In some ways this novel was deeply personal to me. Deduct the Harvard, the drinking, and the WASP bigot, and my own father emerges. The way that Daley’s father, Gardiner, treated her mother reminded me of how my father pointedly vitiated my mother after their divorce. I grew up in Massachusetts, beaches were a prominent place for us, and I could palpate the novel’s vibe of the country club set.
Even though Gardiner was a WASP and bigot, and my family was Jewish, my father would almost smirk like Gardiner when Gardiner said, like a mantra, “I wonder what the poor people are doing today.” My father didn’t use those exact words, but he had that same outlook, that only the wealthy matter. Charm, chauvinism, sexism, and snobbery were part of Gardiner’s (and my father’s) character. My father’s addiction was women; Gardiner’s is alcohol.
Daley respected her mother’s open and compassionate worldview, but she often struggled to keep both her mother and father in one frame. As a young girl, it was difficult to balance her love for both of them, so much was the tension between the two parents. Daley’s parents divorced when she was eleven (I was ten), and I remember the gutted feelings of a child of divorce expressed by Daley--wanting to be in my mother’s world, but feeling overshadowed and judged by my father. Needing his love and support, too, but it was always his to take away.
As an adult, Daley made a life for herself in Michigan, far from her roots, and created her own “family” and sense of community. She has the love of her life standing by her, a true best friend, and a career about to skyrocket in academia. Her brother calls her that her father is essentially broken, at rock bottom, and Daley has to make some split-second, hair-raising decisions. There were times I wanted to cry out, to save her from herself, and I almost believed I could reach her, whisper my advice, change the text.
This book seared me, like hot ice, and sliced my nerve endings, carved through to my soul, eating little nibbles of me on the way. Within the piercing narrative I also felt hope, though, inching its way into my heart. King’s precision and detail made it vivid, and her epic story was relatable and universal, about what it means to love and suffer a family.
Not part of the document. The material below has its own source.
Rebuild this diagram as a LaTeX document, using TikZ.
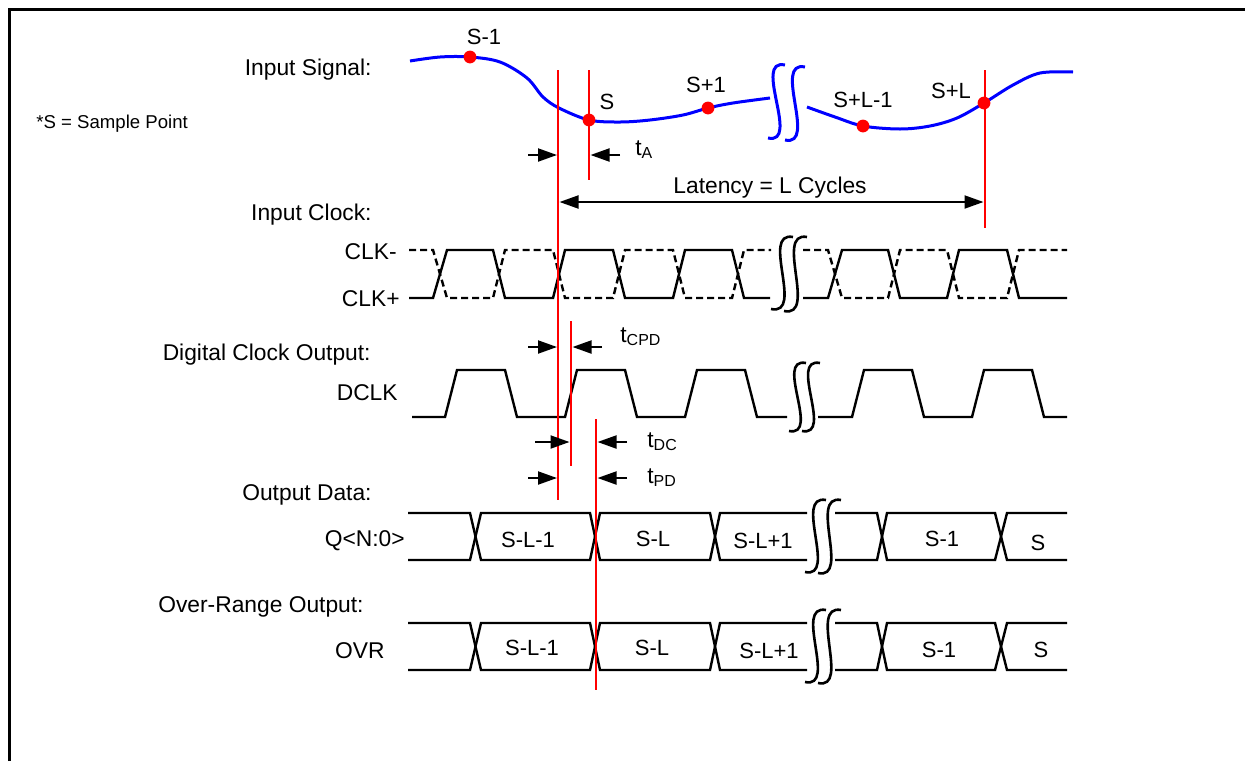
\documentclass[tikz,border=0pt]{standalone}
\usepackage{fontspec}
\setmainfont{Liberation Sans}
\usetikzlibrary{arrows.meta}
\begin{document}
\begin{tikzpicture}[x=0.5pt,y=-0.5pt,
  lbl/.style={inner sep=0pt, font=\fontsize{11.4}{13}\selectfont},
  sl/.style={inner sep=0pt, font=\fontsize{11}{13}\selectfont},
  wave/.style={line width=1.2pt, line join=miter},
  dwave/.style={line width=1.2pt, dash pattern=on 3.5pt off 2pt},
  redl/.style={red, line width=1.4pt},
  brk/.style={line width=1.3pt},
  sig/.style={blue, line width=1.5pt},
  dimarr/.style={line width=1pt, -{Triangle[length=9.5pt,width=6.5pt]}},
  dimboth/.style={line width=1pt, {Triangle[length=9.5pt,width=6.5pt]}-{Triangle[length=9.5pt,width=6.5pt]}},
  dot/.style={red},
]
\useasboundingbox (0,0) rectangle (1245,761);
% frame
\draw[line width=1.5pt] (9,761) -- (9,9) -- (1245,9);

% left labels
\node[lbl, anchor=base east] (inSig) at (372,75) {Input Signal:};
\node[inner sep=0pt, font=\fontsize{9.3}{11}\selectfont, anchor=base west] (note) at (36,128) {*S = Sample Point};
\node[lbl, anchor=base east] (inClk) at (372,220) {Input Clock:};
\node[lbl, anchor=base east] (clkm) at (397,259) {CLK-};
\node[lbl, anchor=base east] (clkp) at (400,306) {CLK+};
\node[lbl, anchor=base east] (dco) at (371,360) {Digital Clock Output:};
\node[lbl, anchor=base east] (dclk) at (398,400) {DCLK};
\node[lbl, anchor=base east] (od) at (372,500) {Output Data:};
\node[lbl, anchor=base east] (qn) at (405,546) {Q<N:0>};
\node[lbl, anchor=base east] (oro) at (364,612) {Over-Range Output:};
\node[lbl, anchor=base east] (ovr) at (385,658) {OVR};

% input signal
\draw[sig] plot[smooth, tension=0.55] coordinates {(410,61) (440,57) (470,57) (500,62) (527,78) (543,97) (559,108) (589,120) (620,122) (650,120) (683,115) (708,108) (733,103) (770,98)};
\draw[sig] plot[smooth, tension=0.55] coordinates {(807,107) (835,117) (863,126) (900,129) (930,126) (957,118) (984,103) (1013,85) (1040,73) (1073,72)};
% break marks signal
\draw[sig] (785,65) .. controls (752,58) and (801,145) .. (768,138);
\draw[sig] (805,67) .. controls (772,60) and (818,147) .. (785,140);

% clock
\draw[dwave] (409,250) -- (433,250) -- (447,298) -- (493,298) -- (505,250) -- (553,250) -- (565,298) -- (613,298) -- (625,250) -- (673,250) -- (685,298) -- (732,298) -- (744,250) -- (771,250);
\draw[dwave] (803,250) -- (828,250) -- (842,298) -- (888,298) -- (900,250) -- (947,250) -- (959,298) -- (1007,298) -- (1019,250) -- (1067,250);
\draw[wave] (409,298) -- (433,298) -- (447,250) -- (493,250) -- (505,298) -- (553,298) -- (565,250) -- (613,250) -- (625,298) -- (673,298) -- (685,250) -- (732,250) -- (744,298) -- (770,298);
\draw[wave] (803,298) -- (828,298) -- (842,250) -- (888,250) -- (900,298) -- (947,298) -- (959,250) -- (1007,250) -- (1019,298) -- (1067,298);
\draw[brk] (793,237) .. controls (760,231) and (805,316) .. (771,309);
\draw[brk] (807,237) .. controls (774,231) and (818,318) .. (784,311);

% DCLK
\draw[wave] (412,417) -- (445,417) -- (457,370) -- (505,370) -- (517,417) -- (565,417) -- (577,370) -- (625,370) -- (637,417) -- (685,417) -- (697,370) -- (745,370) -- (757,417) -- (787,417);
\draw[wave] (818,417) -- (852,417) -- (864,370) -- (912,370) -- (924,417) -- (972,417) -- (984,370) -- (1032,370) -- (1044,417) -- (1067,417);
\draw[brk] (806,363) .. controls (774,357) and (821,437) .. (789,431);
\draw[brk] (820,363) .. controls (788,357) and (834,437) .. (802,431);

% Q data
\draw[wave] (408,513) -- (470,513) -- (481,560) -- (590,560) -- (600,513) -- (710,513) -- (720,560) -- (807,560);
\draw[wave] (408,560) -- (470,560) -- (481,513) -- (590,513) -- (600,560) -- (710,560) -- (720,513) -- (807,513);
\draw[wave] (835,513) -- (877,513) -- (887,560) -- (995,560) -- (1007,513) -- (1067,513);
\draw[wave] (835,560) -- (877,560) -- (887,513) -- (995,513) -- (1007,560) -- (1067,560);
\draw[brk] (826,500) .. controls (793,494) and (838,579) .. (805,572);
\draw[brk] (841,500) .. controls (808,494) and (851,580) .. (818,573);
\node[sl, anchor=base] (q1) at (528,547) {S-L-1};
\node[sl, anchor=base] (q2) at (653,546) {S-L};
\node[sl, anchor=base] (q3) at (763,548) {S-L+1};
\node[sl, anchor=base] (q4) at (942,546) {S-1};
\node[sl, anchor=base] (q5) at (1038,550) {S};

% OVR data
\draw[wave] (408,623) -- (470,623) -- (481,670) -- (590,670) -- (600,623) -- (710,623) -- (720,670) -- (807,670);
\draw[wave] (408,670) -- (470,670) -- (481,623) -- (590,623) -- (600,670) -- (710,670) -- (720,623) -- (807,623);
\draw[wave] (835,623) -- (877,623) -- (887,670) -- (995,670) -- (1007,623) -- (1067,623);
\draw[wave] (835,670) -- (877,670) -- (887,623) -- (995,623) -- (1007,670) -- (1067,670);
\draw[brk] (826,610) .. controls (793,604) and (838,689) .. (805,682);
\draw[brk] (841,610) .. controls (808,604) and (851,690) .. (818,683);
\node[sl, anchor=base] (o1) at (532,655) {S-L-1};
\node[sl, anchor=base] (o2) at (652,655) {S-L};
\node[sl, anchor=base] (o3) at (769,658) {S-L+1};
\node[sl, anchor=base] (o4) at (939,657) {S-1};
\node[sl, anchor=base] (o5) at (1041,657) {S};

% red lines
\coordinate (rA1) at (558,70);  \coordinate (rA2) at (558,500);
\coordinate (rB1) at (589,70);  \coordinate (rB2) at (589,180);
\coordinate (rL1) at (985,70);  \coordinate (rL2) at (985,228);
\coordinate (rC1) at (571,321); \coordinate (rC2) at (571,466);
\coordinate (rD1) at (596,419); \coordinate (rD2) at (596,690);
\draw[redl] (rA1) -- (rA2);
\draw[redl] (rB1) -- (rB2);
\draw[redl] (rL1) -- (rL2);
\draw[redl] (rC1) -- (rC2);
\draw[redl] (rD1) -- (rD2);

% sample dots and labels
\fill[dot] (470,57) circle (3.2pt);
\fill[dot] (589,120) circle (3.2pt);
\fill[dot] (708,108) circle (3.2pt);
\fill[dot] (863,126) circle (3.2pt);
\fill[dot] (984,103) circle (3.2pt);
\node[sl, anchor=base] (sm1) at (484,44) {S-1};
\node[sl, anchor=base] (s0) at (607,109) {S};
\node[sl, anchor=base] (sp1) at (706,92) {S+1};
\node[sl, anchor=base] (spl1) at (863,107) {S+L-1};
\node[sl, anchor=base] (spl) at (951,98) {S+L};

% timing arrows
\coordinate (a1) at (528,155); \coordinate (a2) at (557,155);
\coordinate (a3) at (620,155); \coordinate (a4) at (590.5,155);
\draw[dimarr] (a1) -- (a2);
\draw[dimarr] (a3) -- (a4);
\node[lbl, anchor=base west] (tA) at (635,155) {t\textsubscript{A}};

\coordinate (l1) at (559.5,202); \coordinate (l2) at (983.5,202);
\draw[dimboth] (l1) -- (l2);
\node[lbl, anchor=base west] (lat) at (673,193) {Latency = L Cycles};

\coordinate (c1) at (528,347); \coordinate (c2) at (557,347);
\coordinate (c3) at (602,347); \coordinate (c4) at (572.5,347);
\draw[dimarr] (c1) -- (c2);
\draw[dimarr] (c3) -- (c4);
\node[lbl, anchor=base west] (tcpd) at (620,342) {t\textsubscript{CPD}};

\coordinate (d1) at (535,442); \coordinate (d2) at (569.5,442);
\coordinate (d3) at (627,442); \coordinate (d4) at (597.5,442);
\draw[dimarr] (d1) -- (d2);
\draw[dimarr] (d3) -- (d4);
\node[lbl, anchor=base west] (tdc) at (647,447) {t\textsubscript{DC}};

\coordinate (p1) at (528,478); \coordinate (p2) at (557,478);
\coordinate (p3) at (627,478); \coordinate (p4) at (597.5,478);
\draw[dimarr] (p1) -- (p2);
\draw[dimarr] (p3) -- (p4);
\node[lbl, anchor=base west] (tpd) at (647,483) {t\textsubscript{PD}};
\end{tikzpicture}
\end{document}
“…none of my knowledge will help me win a fight with my father. He will cling to his position even when all reason fails him; he will cling to it as if it’s his life and not his opinion that is in peril. He will get vicious and personal, and every negative thing he ever felt about me will pour out of his mouth. …His prejudices are a stew of self-hatred, ignorance, and fear. If those feelings could be rooted out and examined, maybe he wouldn’t have to drink so much to squelch the pain of them.”